Short problem: Below are some records. Output the lines from the first one through the line that holds "plt.rcParams['mathtext.it'] = 'Liberation", exactly as written, with no pictures.

================

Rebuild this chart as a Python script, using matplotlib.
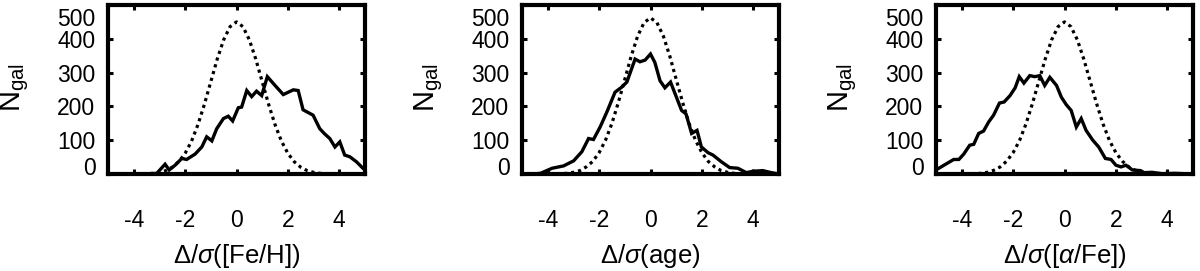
import matplotlib
matplotlib.use('Agg')
import matplotlib.pyplot as plt
from matplotlib.transforms import ScaledTranslation

plt.rcParams['font.family'] = ['Liberation Sans', 'DejaVu Sans']
plt.rcParams['mathtext.fontset'] = 'custom'
plt.rcParams['mathtext.rm'] = 'Liberation Sans'
plt.rcParams['mathtext.it'] = 'Liberation Sans:italic'

# ---------------- data ----------------
feh_x = [-5.0, -4.5, -4.0, -3.5, -3.1, -2.78, -2.62, -2.39, -2.13, -1.94, -1.61, -1.35,
         -1.16, -0.96, -0.77, -0.51, -0.32, -0.15, 0.07, 0.20, 0.40, 0.59, 0.78, 0.98,
         1.20, 1.50, 1.82, 2.21, 2.40, 2.59, 2.98, 3.24, 3.44, 3.63, 3.83, 4.02, 4.21,
         4.41, 4.67, 4.92, 5.0]
feh_y = [0, 0, 1, 0, 2, 29, 12, 26, 46, 43, 59, 80,
         110, 98, 134, 164, 171, 157, 196, 198, 247, 229, 245, 232,
         288, 262, 235, 249, 247, 190, 174, 134, 118, 105, 80, 95, 56,
         51, 36, 17, 12]

age_x = [-5.0, -4.6, -4.28, -3.83, -3.38, -2.99, -2.67, -2.41, -2.22, -1.96, -1.70, -1.38,
         -1.12, -0.92, -0.60, -0.41, -0.21, 0.0, 0.17, 0.37, 0.56, 0.78, 1.01, 1.21,
         1.38, 1.60, 1.81, 1.98, 2.24, 2.43, 2.76, 3.08, 3.40, 3.73, 3.98, 4.37, 4.70, 5.0]
age_y = [0, 0, 2, 17, 24, 39, 66, 105, 102, 139, 183, 242,
         257, 272, 340, 332, 337, 355, 330, 276, 255, 272, 227, 188,
         178, 120, 129, 80, 63, 56, 36, 19, 17, 4, 8, 10, 4, 0]

alfe_x = [-5.0, -4.69, -4.31, -4.11, -3.92, -3.69, -3.53, -3.34, -3.15, -2.95, -2.76, -2.53,
          -2.35, -2.12, -1.92, -1.76, -1.58, -1.35, -1.16, -0.96, -0.77, -0.57, -0.31, -0.12,
          0.07, 0.26, 0.46, 0.65, 0.84, 1.10, 1.33, 1.59, 1.81, 2.0, 2.2, 2.39, 2.64, 2.96,
          3.1, 3.4, 3.8, 4.3, 5.0]
alfe_y = [12, 26, 43, 43, 59, 85, 88, 120, 127, 154, 174, 210,
          213, 232, 255, 288, 269, 291, 288, 291, 262, 286, 262, 227,
          205, 188, 139, 164, 129, 100, 80, 46, 43, 26, 21, 26, 12, 10,
          4, 5, 1, 2, 0]

ref_x = [-5.0, -4.5, -4.0, -3.5, -3.25, -3.0, -2.75, -2.5, -2.25, -2.0, -1.75, -1.5, -1.25,
         -1.0, -0.75, -0.5, -0.25, 0.0, 0.25, 0.5, 0.75, 1.0, 1.25, 1.5, 1.75, 2.0, 2.25,
         2.5, 2.75, 3.0, 3.25, 3.5, 4.0, 4.5, 5.0]
ref_feh = [0, 0, 0, 1, 2, 5, 10, 20, 36, 61, 97, 146, 206,
           273, 340, 397, 436, 450, 436, 397, 340, 273, 206, 146, 97, 61, 36,
           20, 10, 5, 2, 1, 0, 0, 0]
ref_age = [0, 0, 0, 1, 2, 5, 10, 21, 37, 63, 100, 150, 212,
           280, 349, 408, 448, 462, 448, 408, 349, 280, 212, 150, 100, 63, 37,
           21, 10, 5, 2, 1, 0, 0, 0]
ref_alfe = [0, 0, 0, 1, 2, 5, 11, 21, 38, 63, 99, 148, 208,
            274, 340, 397, 436, 450, 436, 397, 340, 274, 208, 148, 99, 63, 38,
            21, 11, 5, 2, 1, 0, 0, 0]

xticks = [-4, -2, 0, 2, 4]
xticklabels = ['-4', '-2', '0', '2', '4']
yticks = [0, 100, 200, 300, 400, 500]
yticklabels = ['0', '100', '200', '300', '400', '500']
xlabels = [r'$\Delta/\sigma$([Fe/H])', r'$\Delta/\sigma$(age)', r'$\Delta/\sigma$([$\alpha$/Fe])']
ylabel = r'N$_{\mathregular{gal}}$'

panels = [(feh_x, feh_y, ref_feh), (age_x, age_y, ref_age), (alfe_x, alfe_y, ref_alfe)]

# ---------------- figure ----------------
W, H = 1200, 271
fig = plt.figure(figsize=(W / 100, H / 100), dpi=100)
lefts = [108, 522, 936]
ax_w, ax_bot, ax_top = 257, 174, 5

for i, (sx, sy, ry) in enumerate(panels):
    ax = fig.add_axes([lefts[i] / W, 1 - ax_bot / H, ax_w / W, (ax_bot - ax_top) / H])
    ax.plot(ref_x, ry, color='black', lw=2.3, linestyle=(0, (1, 1.2)),
            dash_capstyle='butt')
    ax.plot(sx, sy, color='black', lw=2.4, solid_joinstyle='miter')
    ax.set_xlim(-5, 5)
    ax.set_ylim(0, 500)
    ax.set_xticks(xticks)
    ax.set_xticklabels(xticklabels)
    ax.set_yticks(yticks)
    ax.set_yticklabels(yticklabels)
    for s in ax.spines.values():
        s.set_linewidth(3)
    ax.tick_params(direction='in', length=3.3, width=2.2, top=True, right=True,
                   labelsize=16.5, color='black')
    ax.tick_params(axis='x', pad=25)
    ax.tick_params(axis='y', pad=9.0)
    ax.minorticks_off()
    # shift end labels inward (as in the original)
    labs = ax.get_yticklabels()
    labs[0].set_transform(labs[0].get_transform() + ScaledTranslation(0, 8 / 100, fig.dpi_scale_trans))
    labs[-1].set_transform(labs[-1].get_transform() + ScaledTranslation(0, -12 / 100, fig.dpi_scale_trans))

    ax.set_xlabel(xlabels[i], fontsize=18.5, va='center')
    ax.xaxis.set_label_coords(0.5, (ax_bot - 256) / (ax_bot - ax_top))
    ax.set_ylabel(ylabel, fontsize=21, va='center', ha='center')
    ax.yaxis.set_label_coords(-93 / ax_w, (ax_bot - 87) / (ax_bot - ax_top))

fig.savefig('out.png', dpi=100)
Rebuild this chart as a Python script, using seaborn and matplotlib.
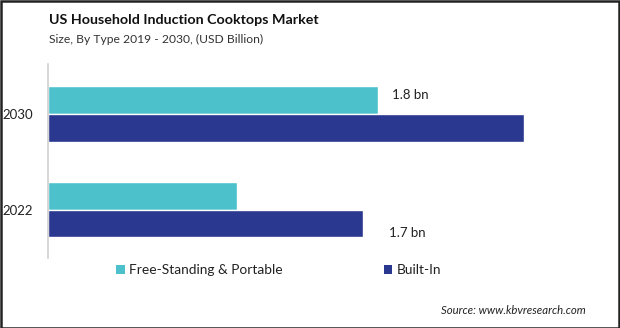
import matplotlib
matplotlib.use("Agg")
import matplotlib.pyplot as plt
import seaborn as sns
import pandas as pd
from matplotlib.patches import Rectangle, Patch

years = ["2030", "2022"]
series = ["Free-Standing & Portable", "Built-In"]
free_standing = [1.78, 1.02]
built_in = [2.57, 1.70]
label_texts = ["1.8 bn", "1.7 bn"]

colors = ["#4DC1CB", "#2A3890"]

df = pd.DataFrame({
    "Year": years * 2,
    "Type": [series[0]] * 2 + [series[1]] * 2,
    "Value": free_standing + built_in,
})

sns.set_theme(style="white")
plt.rcParams["font.family"] = ["Lato", "DejaVu Sans"]

fig = plt.figure(figsize=(6.2, 3.28), dpi=100)
ax = fig.add_axes([48 / 620, 70 / 328, 556 / 620, 194 / 328])

sns.barplot(data=df, y="Year", x="Value", hue="Type", order=years,
            hue_order=series, palette=colors, orient="h", width=0.58,
            saturation=1, ax=ax, legend=False)

ax.set_xlim(0, 3.0)
ax.set_ylim(1.506, -0.52)
ax.set_xlabel("")
ax.set_ylabel("")
ax.set_xticks([])
for s in ["top", "right", "bottom"]:
    ax.spines[s].set_visible(False)
ax.spines["left"].set_color("#D0D0D0")
ax.spines["left"].set_linewidth(1.2)
ax.tick_params(axis="y", length=0, pad=11, labelsize=9.5, labelcolor="#222222")

# value labels
ax.text(1.857, -0.196, label_texts[0], va="center", ha="left", fontsize=9.5, color="#222222")
ax.text(1.84, 1.245, label_texts[1], va="center", ha="left", fontsize=9.5, color="#222222")

# titles
fig.text(49 / 620, 1 - 24 / 328, "US Household Induction Cooktops Market",
         fontsize=10.3, fontweight="bold", color="#111111", va="baseline", ha="left")
fig.text(49 / 620, 1 - 43 / 328, "Size, By Type 2019 - 2030, (USD Billion)",
         fontsize=8.7, color="#333333", va="baseline", ha="left")

# legend
handles = [Patch(facecolor=c, edgecolor="none") for c in colors]
fig.legend(handles, series, loc="center left", bbox_to_anchor=(104 / 620, 1 - 270 / 328),
           ncol=2, frameon=False, fontsize=9.9, handlelength=0.6, handleheight=0.6,
           handletextpad=0.3, columnspacing=7.4, labelcolor="#222222")

fig.text(586 / 620, 1 - 311 / 328, "Source: www.kbvresearch.com", fontsize=8.2,
         style="italic", color="#222222", ha="right", va="center")

# frame
fig.patches.append(Rectangle((0.5 / 620, 0.5 / 328), 618.5 / 620, 326.5 / 328,
                             transform=fig.transFigure, fill=False,
                             edgecolor="#222222", linewidth=1.8))

fig.savefig("out.png", dpi=100)
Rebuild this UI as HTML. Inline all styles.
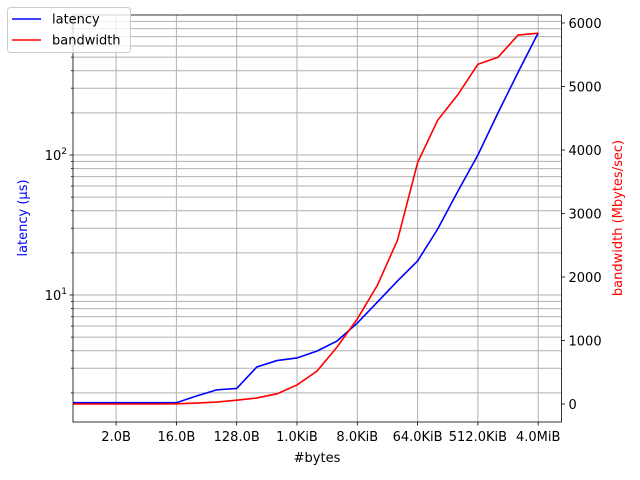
<!DOCTYPE html>
<html><head><meta charset="utf-8"><style>
body{margin:0;background:#fff;}
svg{display:block;font-family:"DejaVu Sans","Liberation Sans",sans-serif;}
</style></head><body>
<svg id="chart" width="640" height="480">
<rect width="640" height="480" fill="#fff"/>
<g id="grid"></g>
<g id="lines"></g>
<g id="axes"></g>
</svg>
<script>
const sizesLog2 = [-1.15,0,1,2,3,4,5,6,7,8,9,10,11,12,13,14,15,16,17,18,19,20,21,22];
const latency = [1.7,1.7,1.7,1.7,1.7,1.7,1.9,2.1,2.15,3.06,3.4,3.55,3.98,4.7,6.3,8.9,12.6,17.5,29.6,55,100,200,390,745];
const bandwidth = [0,0,0,0,0,3,15,30,60,95,160,300,520,900,1340,1870,2580,3800,4470,4870,5350,5460,5810,5840];
const xTickLabels = ["2.0B","16.0B","128.0B","1.0KiB","8.0KiB","64.0KiB","512.0KiB","4.0MiB"];
const xTickPow = [1,4,7,10,13,16,19,22];
const bwTicks = [0,1000,2000,3000,4000,5000,6000];

const L=73,R=561.5,T=15,B=422;
const NS="http://www.w3.org/2000/svg";
const xS=k=>96+k*20.1;
const yLat=v=>295-(Math.log10(v)-1)*140;
const yBw=v=>404-v*0.0635;
function mk(tag,attrs,parent,text){const e=document.createElementNS(NS,tag);for(const k in attrs)e.setAttribute(k,attrs[k]);if(text!==undefined)e.textContent=text;parent.appendChild(e);return e;}
const grid=document.getElementById('grid'),lines=document.getElementById('lines'),axes=document.getElementById('axes');

xTickPow.forEach((p,i)=>{
  const x=xS(p);
  const g=mk('line',{x1:x,x2:x,y1:T,y2:B,stroke:'#b0b0b0','stroke-width':1},grid);
  
  
  mk('line',{x1:x,x2:x,y1:B,y2:B+3.5,stroke:'#000','stroke-width':0.8},axes);
  const t=mk('text',{x:x,y:B+19,'text-anchor':'middle','font-size':13},axes,xTickLabels[i]);
  
  
});
for(let d=0;d<=3;d++){for(let m=1;m<=9;m++){
  const v=m*Math.pow(10,d);const y=yLat(v);
  if(y<T+1||y>B-0.5)continue;
  const g=mk('line',{x1:L,x2:R,y1:y,y2:y,stroke:'#b0b0b0','stroke-width':1},grid);
  
  
  mk('line',{x1:L,x2:L-(m==1?3.5:2),y1:y,y2:y,stroke:'#000','stroke-width':0.8},axes);
  if(m==1){
    const t=mk('text',{x:L-6,y:y+5,'text-anchor':'end','font-size':13},axes);
    
    
    t.appendChild(document.createTextNode('10'));
    mk('tspan',{dy:-6,'font-size':9},t,String(d));
  }
}}
bwTicks.forEach(v=>{
  const y=yBw(v);
  mk('line',{x1:R,x2:R+3.5,y1:y,y2:y,stroke:'#000','stroke-width':0.8},axes);
  const t=mk('text',{x:R+7,y:y+5,'font-size':13},axes,String(v));
  
  
});
const clip=mk('clipPath',{id:'pc'},lines);mk('rect',{x:L,y:T,width:R-L,height:B-T},clip);
const lat=mk('polyline',{points:sizesLog2.map((k,i)=>xS(k)+','+yLat(latency[i])).join(' '),fill:'none',stroke:'#0000ff','stroke-width':1.6,'clip-path':'url(#pc)'},lines);


const bw=mk('polyline',{points:sizesLog2.map((k,i)=>xS(k)+','+yBw(bandwidth[i])).join(' '),fill:'none',stroke:'#ff0000','stroke-width':1.6,'clip-path':'url(#pc)'},lines);


const fr=mk('rect',{x:L,y:T,width:R-L,height:B-T,fill:'none',stroke:'#000','stroke-width':0.8},axes);


const xl=mk('text',{x:317,y:462,'text-anchor':'middle','font-size':13},axes,'#bytes');


const yl=mk('text',{x:0,y:0,'text-anchor':'middle','font-size':13,fill:'#0000ff',transform:'translate(27,218) rotate(-90)'},axes,'latency (μs)');


const yr=mk('text',{x:0,y:0,'text-anchor':'middle','font-size':13,fill:'#ff0000',transform:'translate(622,218) rotate(-90)'},axes,'bandwidth (Mbytes/sec)');


const lg=mk('g',{},axes);


mk('rect',{x:7.5,y:7.5,width:123,height:45,rx:3,fill:'#fff','fill-opacity':0.8,stroke:'#ccc'},lg);
mk('line',{x1:12,x2:41,y1:19,y2:19,stroke:'#0000ff','stroke-width':1.5},lg);
const l1=mk('text',{x:52,y:23.5,'font-size':13},lg,'latency');


mk('line',{x1:12,x2:41,y1:40,y2:40,stroke:'#ff0000','stroke-width':1.5},lg);
const l2=mk('text',{x:52,y:44.5,'font-size':13},lg,'bandwidth');


</script>
</body></html>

================

Reply to the task:
Rebuild this chart as a Python script, using matplotlib.
import matplotlib
matplotlib.use('Agg')
import matplotlib.pyplot as plt
from matplotlib.transforms import ScaledTranslation

plt.rcParams['font.family'] = ['Liberation Sans', 'DejaVu Sans']
plt.rcParams['mathtext.fontset'] = 'custom'
plt.rcParams['mathtext.rm'] = 'Liberation Sans'
plt.rcParams['mathtext.it'] = 'Liberation Sans:italic'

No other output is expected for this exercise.